FixRep project begins

k-int are participating in the JISC funded FixRep project which started in April 2009.  The project is led by UKOLN with the National Centre for Text Mining (NaCTeM) also being a partner.

The project aims to conduct a practical evaluation of formal metadata generation methods within real world workflows. Wheras most attention is normally directed to metadata generation as part of the deposit of metadata into a repository, the project will also highlight the needs to improve metadata already within repositories and will look at the potential of a range of techniques to assit in the processes of 'triage' - incremental improvement of metadata through error identification and correction - and 'normalisation' - increasing consistency for a specific purpose, such as republishing of the record as part of an overlay journal.

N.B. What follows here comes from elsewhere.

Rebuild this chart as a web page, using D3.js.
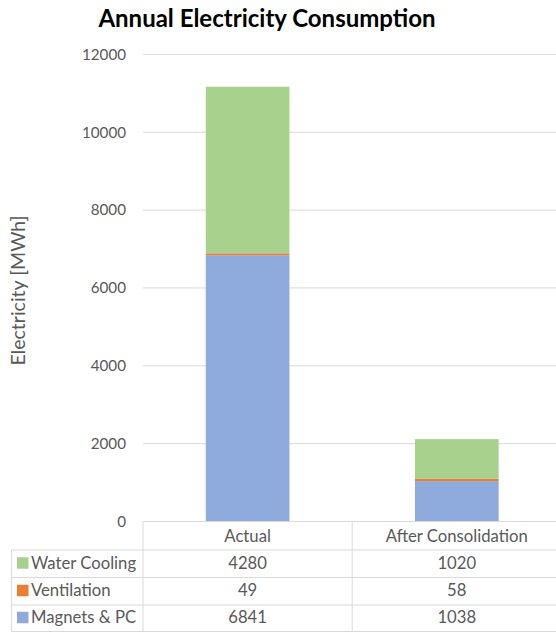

The project will make use of expert knowledge from each partner to evaluate existing tools, services and prototypes in a number of real-world contexts, including UKOLN's managed harvesting and aggregation tool, the University of Bath OPUS repository, and the University of Minho's REPOSITORIUM, the latter enabling practical evaluation of tool performance on languages other than English.

In order to maximise sustainability and practical impact of the work, the EPrints project, a member of the DSpace development team and an experienced Fedora developer will all be involved in a consultation process evaluating the results for practical application within mature institutional repository platforms.

k-int main input to the project will be will be to look at the possibilities of extracting normalised named entities by reference to pre-defined controlled vocabularies, in such a way that avoids common flaws and pitfalls. The work will examine a more robust approach that makes use of existing services to improve the scope of named entity, temporal and geographical information extraction, improving the coverage and recall whilst maintaining precision.